On the philosophy of writing

OMG how deep did that even sound? Yeah, we’re all navel-gazing up in here. Heh.

Actually, there seems to be something in the writing water, because a few of us have been waxing philosophical (wax on, wax off) on our blogs for a couple of days, now. I must’ve had some of that writing water, because I’ve been navel-gazing after all.

We all make choices. I get that. One of mine was to work a day job so I would have health insurance and other benefits that I just can’t afford otherwise. At least not at the moment. As a result, I don’t write 8 hours a day. I would LOVE to do that, but I made a choice. So writing is a part-time job (though it takes up many more hours than that), and I view it as such. I don’t view it as a hobby. It’s a job, and one that brings me a lot of satisfaction and happiness in many ways.

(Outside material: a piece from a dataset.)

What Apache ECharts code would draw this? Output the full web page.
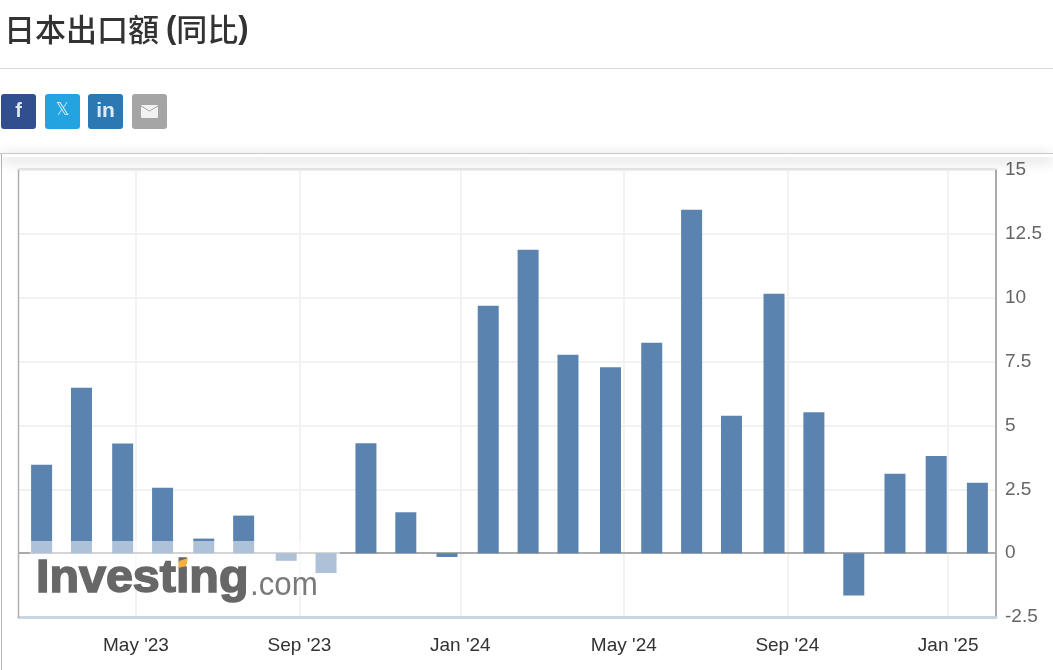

But it also brings me a shit-ton of frustration, angst, and exhaustion. There are days I’m despondent, that I have no desire to write anything, and I wonder why the hell I do this and what the point of it all is. Rejection emails. Skimpy royalties. Bad or weird reviews. Plots that suck. Characters that piss me off. Ineffective writing. Word salad with no flavor.

I have those days.

I’ve written thousands of words over the decades. As individual words, they don’t suck. They’re just words, part of a language that indicates something. Without context, they just float around in thought bubbles, neutral entities without baggage. As combinations of words that I put together, some of them do suck. Others don’t. They’re slung together, thousands of them, in patterns and styles that track this long slog I’m on. Some are epically bad. Others aren’t too bad. And sometimes there’s a gem in there.

I have the evolution of my writing life in boxes, on discs, on my hard drive, my flash drives, and the Cloud, signalling the shifts in technology over the years as well as various points on this path, when the combos of words started to suck a little less. And out of all of the thousands of words that I have written, very few of them have made it to the big stage. I’ll write thousands more. A small percentage of those will make it off my hard drive and out into the world. The rest will serve as pavers on the road that is my personal writing journey.

That’s okay, fellow inkslingers. As author/writer/ninja wordsmith Chuck Wendig says,

Your writing career will be long. Lots of peaks and valleys. Lots of digging in dirt, lots of learning “wax-on, wax-off,” not sure how waxing a fucking car will teach you goddamn karate. Lots of living to do, lots of reading to do. A world of of thinking, what feels like literal tons of doubt pushing down on your neck and shoulders. And, obvious to some but not obvious to all:

It’ll take a lot of writing.
See Chuck’s blog, “It Takes the Time that It Takes,” HERE

And then I read Kameron Hurley’s blog over at Chuck’s virtual house HERE.

THAT is the essence of a writing life. And this, from that blog, is key:

I think I’ve been on the long tail a long time, but the more I talk to other writers the more I realize that that whole slog – the shitty apartment with the shitty boyfriend, the frigid outhouses in Alaska, the cockroach wrangling in South Africa – weren’t actually the start of it. That wasn’t the part where things got really interesting.

It was getting the first book. It was after the first book. It was being confronted with the fact that writing is a business, and expectations are very often crushed, and your chances for breaking out are pretty grim.

It’s persisting in the game after you know what it’s really all about. After the shine wears off. It’s persisting after all your hopes and aspirations bang head first into reality.

That’s when it starts. The rest of your life was just a warm-up.

Anyone who tells you differently is selling something.
Kameron Hurley, “On Persistence and the Long Con of Being a Writer

Once you have that first book or story out, THAT’S when things do get interesting. Writing IS a business. And now you have to find the balance between your creative lovefest and the crapshow that the business can be. Wax on. Wax off. Repeat.

Because Hurley’s right. Persistence is what it takes to be a successful writer. Think of that, as she says, as a way of life and not just a word. That is the essence of a writing life.

Back to it, Grasshopper.

2 thoughts on “On the philosophy of writing

  1. yep – persistence – fits what I wrote to myself this week – When you pull dirt down on top of yourself, step on it. Just keep moving, one slow step at a time.